Listing 3: Store Function Results
01 from joblib import Memory 02 03 memory = Memory(cachedir='/tmp/example/') 04 05 @memory.cache 06 def f(x): 07 return x
The computed results are stored on disk in the JOBLIB
directory below the directory defined by the cachedir
parameter. Here again, each memorized function has its own subdirectory, which, among other things, contains the original Python source code of the function in the func_code.py
file.
Memory for Names
A separate subdirectory also exists for each different argument – or, depending on the function, each different combination of several arguments. It is named for a hash value of the arguments passed in and contains two files: input_args.json
and output.pkl
. The first file shows the input arguments in the human-readable JSON format, and the second is the corresponding result in the binary pickle format used by Python to serialize and store objects.
This structure makes accessing the cached results of the memory function pleasantly transparent. The Python pickle
module, for example, parses the results in the Python interpreter:
import pickle result = pickle.load(open("output.pkl"))
Memory
does not clean up on its own at end of the program, which means the stored results are still available the next time the program starts. However, this also means you need to clean up the disk space yourself, if necessary, which is done either by calling the clear()
method of the Memory
object or simply by deleting the folder.
Additionally, you should note that Memory
bases its reading of the stored results exclusively on the function name. If you change the implementation, Memory
might erroneously return the results previously generated by the old version of the function the next time you start it. Furthermore, Memory
does not work with lambda functions – that is, nameless functions that are defined directly in the call.
As a general rule, use of the Memory
class is recommended for functions whose results are so large they stress your computer's RAM. If a frequently called function only generates small results, however, creating a dictionary-based in-memory cache makes more sense. A sample implementation is shown on the ActiveState website [2].
Fast and Frugal
On request, the Memory
class uses a procedure that saves a lot of time for large stored objects: memory mapping. The core idea behind this approach is to write a file as a bit-for-bit copy of an object from memory to the hard disk. When the software opens the object again, it copies the relevant part of the file into contiguous memory so that the objects it contains are directly available. This approach keeps the system from having to allocate memory, which can involve many system calls.
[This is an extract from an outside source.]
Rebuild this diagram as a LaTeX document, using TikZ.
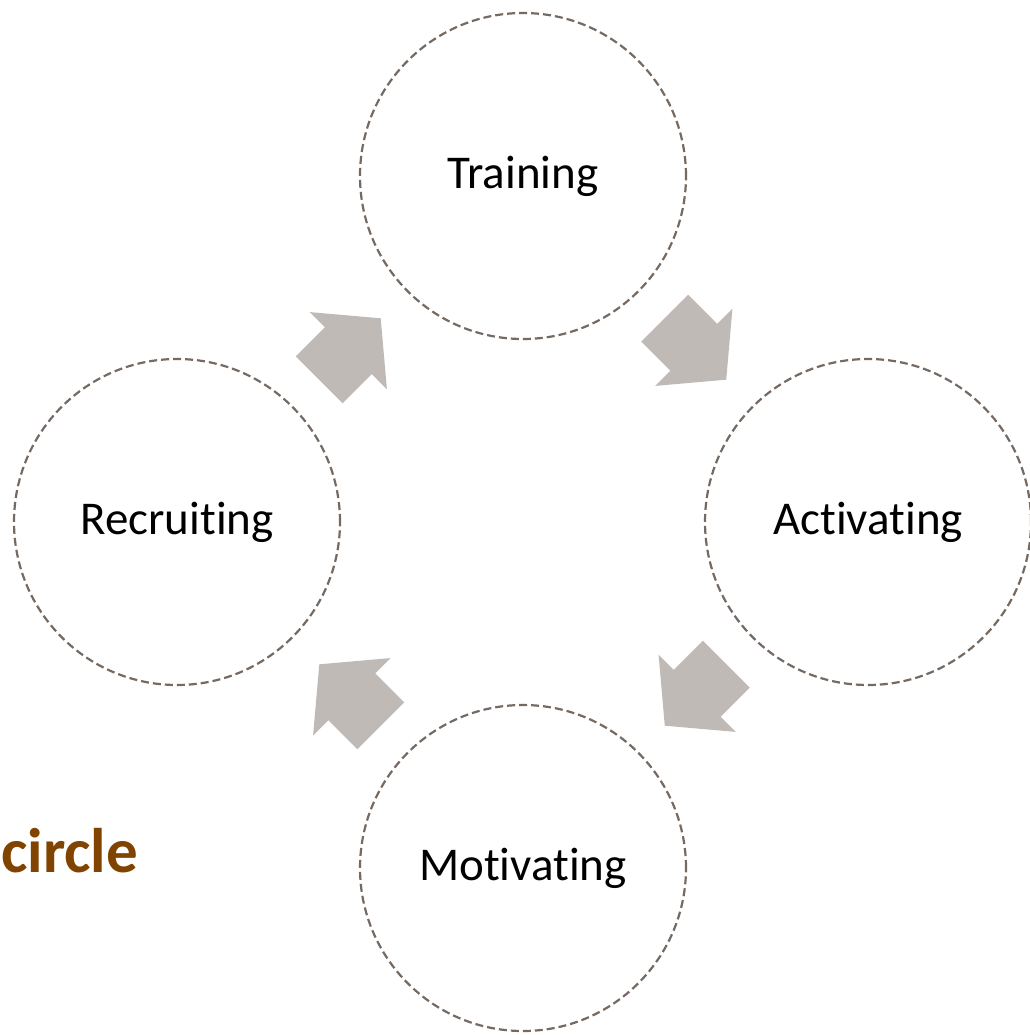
\documentclass[tikz,border=0pt]{standalone}
\usepackage{fontspec}
\setmainfont{Carlito}[Ligatures=NoCommon]
\usepackage{xcolor}
\usepackage{tikz}
\usetikzlibrary{shapes.arrows, calc}

\definecolor{ringgray}{HTML}{756A62}
\definecolor{arrowgray}{HTML}{C0BAB7}
\definecolor{titlebrown}{RGB}{128,68,0}

\tikzset{
    stage/.style={circle, draw=ringgray, line width=2.2pt, dash pattern=on 8pt off 4pt,
        minimum size=326pt, inner sep=0pt, font=\fontsize{47}{52}\selectfont},
    flow/.style={single arrow, fill=arrowgray, draw=none, inner xsep=0pt, inner ysep=33pt,
        minimum height=87pt, minimum width=0pt, single arrow head extend=21.5pt,
        single arrow tip angle=100}
}

\begin{document}
\begin{tikzpicture}[x=1pt, y=-1pt]
    \useasboundingbox (0,0) rectangle (1029,1035);

    % Stages
    \node[stage] (training) at (523,176) {Training};
    \node[stage] (activating) at (868,522) {Activating};
    \node[stage] (motivating) at (523,868) {Motivating};
    \node[stage] (recruiting) at (177,522) {Recruiting};

    % Arrows between stages
    \node[flow, rotate=45] (rt) at ($($(recruiting)!0.5!(training)$)!14pt!(recruiting)$) {};
    \node[flow, rotate=-45] (ta) at ($($(training)!0.5!(activating)$)!14pt!(training)$) {};
    \node[flow, rotate=-135] (am) at ($($(activating)!0.5!(motivating)$)!14pt!(activating)$) {};
    \node[flow, rotate=135] (mr) at ($($(motivating)!0.5!(recruiting)$)!14pt!(motivating)$) {};

    % Title
    \node[anchor=base west, inner sep=0pt, text=titlebrown, font=\fontsize{63}{70}\selectfont\bfseries] (title) at (1,872) {circle};
\end{tikzpicture}
\end{document}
Joblib uses the memory mapping method provided by the NumPy [3] Python module. The constructor in the Memory
class uses the optional mmap_mode
parameter to accept the same arguments as the numpy.memmap
class: r+
, r
, w+
, and c
.
Memory Mapping
Under normal circumstances, mmap_mode='r+'
is recommended for enabling memory mapping. This value opens an optionally existing file and appends new data. In the other modes, Memory
does not write any new data but only reads from the existing file (r
) or overwrites the existing data (w+
). The c
(copy-on-write) mode tells Memory
to treat the file on the disk as immutable, as with r
, but it does keep new assignments in memory.
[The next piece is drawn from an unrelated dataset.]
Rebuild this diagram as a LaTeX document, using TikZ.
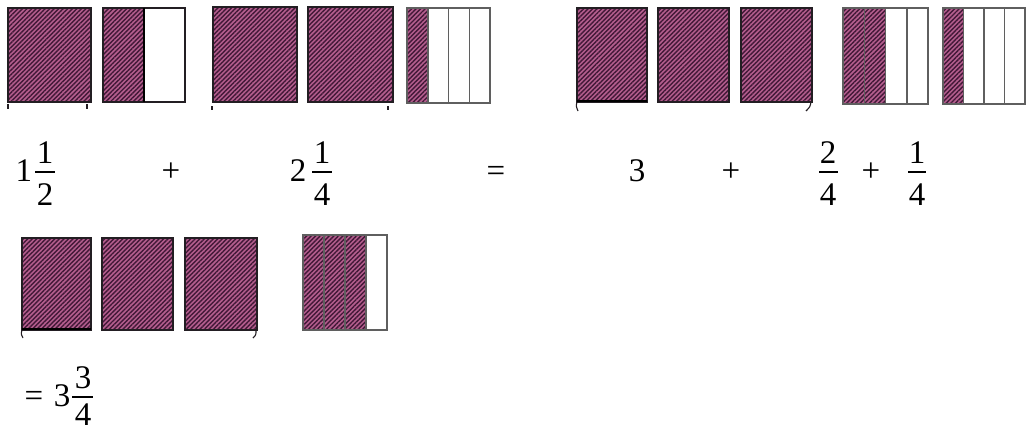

If you need to save disk space rather than time, you can initialize the memory object with the argument compress=True
. This option tells the Memory
function to compress results when saving to disk; however, it rules out the option of memory mapping.
Finally, the Memory
class also allows you to issue status messages. Its verbose
constructor argument defaults to 1
, which means that cache()
outputs a status message every time a memorized function is called when computing the results from scratch. If you substitute verbose=0
, the potentially very numerous status reports are suppressed. Substituting the default value for something higher tells Memory
to report on each call of the function, whether the result was in a file or is recomputed.
Finally, cache()
uses the ignore
parameter to accept a list of function arguments that it ignores during memorization. This functionality is useful, if individual function arguments only affect the screen output but not the function result. Listing 4 shows the f(x)
function with the additional verbose
argument, whose value is irrelevant for the return value of the function.
Listing 4: Ignoring Individual Arguments
01 from joblib import Memory 02 03 memory = Memory() 04 05 @memory.cache(ignore=['verbose']) 06 def f(x, verbose=0): 07 if verbose > 0: 08 print('Running f(x).') 09 return x
On Disk
Joblib also provides two functions for saving and loading Python objects: joblib.dump()
and joblib.load()
. These functions are also used in the Memory
class, but they also work independently of it and replace the Python pickle
module's mechanisms for serializing objects with what are often more efficient methods. In particular, Joblib stores large NumPy arrays quickly and in a space-saving way.
The joblib.dump()
function accepts any Python object and a file name as arguments. Without other parameters, the object ends up in the specified file. Calling joblib.load()
with the same file name then restores this object:
import joblib x = ... joblib.dump(x, 'file') ... x = joblib.load('file')
Like Memory
, dump()
also supports the optional compress
parameter. This parameter is a number from 0
to 9
, indicating the compression level: 0
means no compression at all; 9
uses the least disk space but also takes the most time. In combination with compress
, the cache_size
argument also determines how much memory Joblib uses to compress data quickly before writing to disk. The specified value describes the size in megabytes, but that is merely an estimate that Joblib exceeds if needed, such as when handling very large NumPy arrays.
The dump()
complement load()
also optionally uses the memory mapping method – like Memory
. The mmap_mode
argument enables this with the same parameters and possible values as for Memory
: r+
, r
, w+
, and c
are used for reading and writing, exclusive reading, overwriting, or read-only and in-memory completion.
Prestigious Helper
The value of the Joblib library is hard to overstate. It solves some common tasks in a flash with an intuitive interface. The problems – simple parallelization, memorization, and saving and loading objects – are those programmers often encounter in practice. What you find here is a convenient solution that gives you more time to devote to genuine problems.
Joblib is included in most distributions and can otherwise easily be imported with the Python package management tools, Easy Install and Pip, using easy_install joblib
or pip install joblib
. This process is quick, because – besides Python itself – Joblib does not require any other packages.